The tree in front of my house had been growing towards the house for years. After seeing a small buckle at the bottom of the tree and noticing that most of the branches were growing in the direction of the house, I decided to cut it down. Felling the tree and cutting up the branches was more work than I estimated in part because the wood chipper is small and I had to strip many of the branches prior to cutting them. The main trunk was a big deal, weighing thousands of pounds.

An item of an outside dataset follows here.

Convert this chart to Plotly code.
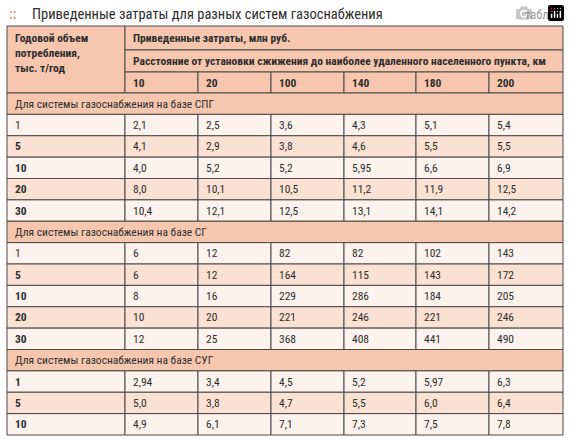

After all the work, I was finally able to get the site cleaned up and most branches stacked in two separate wood piles. Now, my biggest challenge is trying to figure out what to do with the trunk that I chopped up. I called a couple of schools to see if they would be interested in wood for their woodworking programs but couldn’t reach anyone. Surprisingly, the middleschool closest to me doesn’t have a woodworking program. I had one in middle school as an entry-level program also called “shop class.” At the time, I guess it was meant to give kids a taste of working with their hands instead of pushing pencils all day. It was more dangerous that many schools likely tolerate today.

I took some wood to the dump but I’m not feeling guilty about the remaining wood. Similar wood pieces on ETSY are selling for $25 a piece.